In this interview, award winning scientist Mark Taylor at Sandia National Laboratories’ Center for Computing Research talks about the use of exascale-class supercomputers – to be delivered to three U.S. Department of Energy national labs in 2021 – for large-scale weather and water resource forecasting.
Taylor is chief computational scientist for the DOE’s Energy Exascale Earth System Model (E3SM), a sub-project within DOE’s Exascale Computing Project (ECP). As PI, Taylor along with a team of researchers are working to enhance simulations extending ahead across multiple decades of the water cycle and other processes around precipitation.
The project team is bringing together E3SM’s many components, including models for atmosphere, land, ocean, ice, sea ice and land ice, within a single, massive software framework. The core need is improved resolution: current standards for climate change assessment are at about 100-kilometer resolution, but the goal of E3SM is to reduce that to 1 kilometer, requiring 1008 more compute power. In preparation for exascale’s arrival, Taylor said the team is using DOE’s current GPU-based pre-exascale systems to evaluate which applications are best suited for porting to exascale.
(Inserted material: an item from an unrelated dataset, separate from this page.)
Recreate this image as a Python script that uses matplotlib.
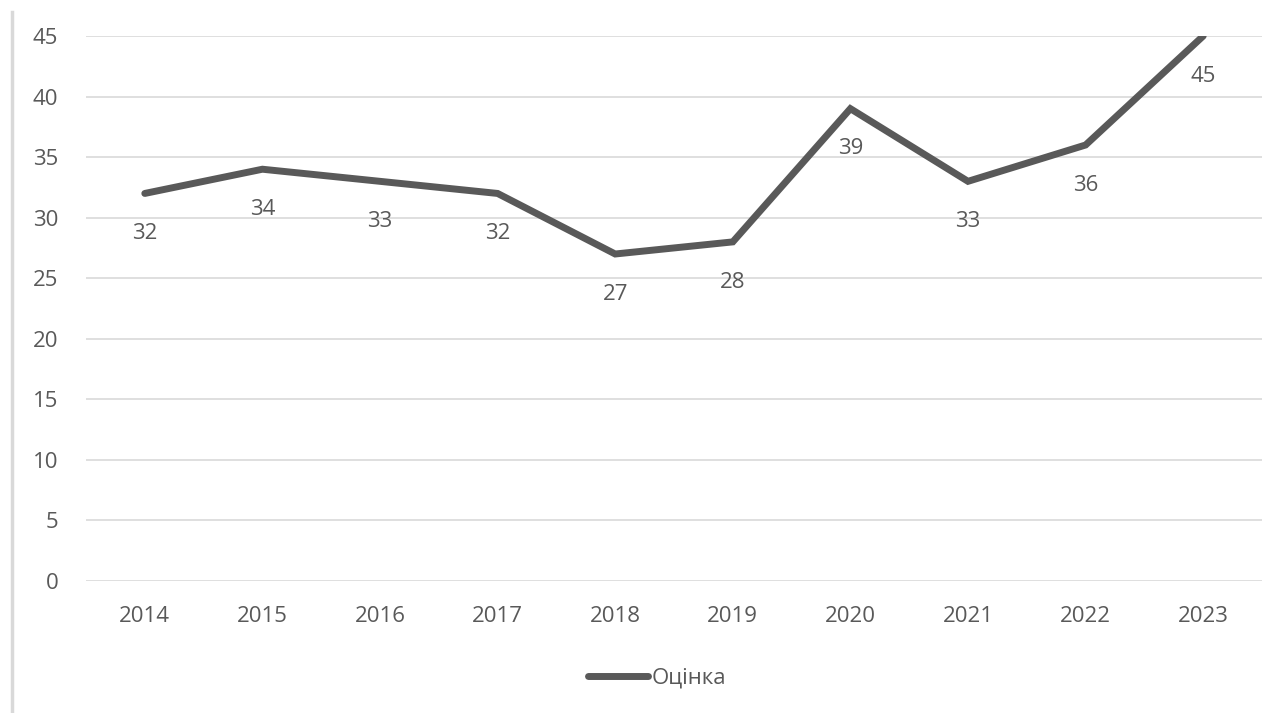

For example, E3SM researchers ported the Multiphysics Modeling Framework’s “nonhydrostatic atmosphere dynamical core” to run on Summit. Originally written in Fortran, the core was rewritten in C++/Kokkos for on-node parallelism, enabling optimization of Summit’s GPU (Nvidia V100) processing power.
This, in combination with advanced algorithms, resulted in record setting performance for a global cloud resolving dynamical core, according to E3SM, and “will enable some of the first decade-long cloud-resolving climate simulations. Such simulations are essential for scientists to fully address the problems arising from approximations in cloud systems used in traditional climate models. In the exascale era, these types of simulations will remove one of the major sources of climate prediction uncertainty.”
The ultimate objective: improved long-term forecasting of rain, of flooding and of droughts, along with anticipated rises in the sea level. If the Exascale Earth System Model delivers on its goals, people, communities and countries will be better able to adjust to anticipated safety threats and food chain disruptions brought on by climate change.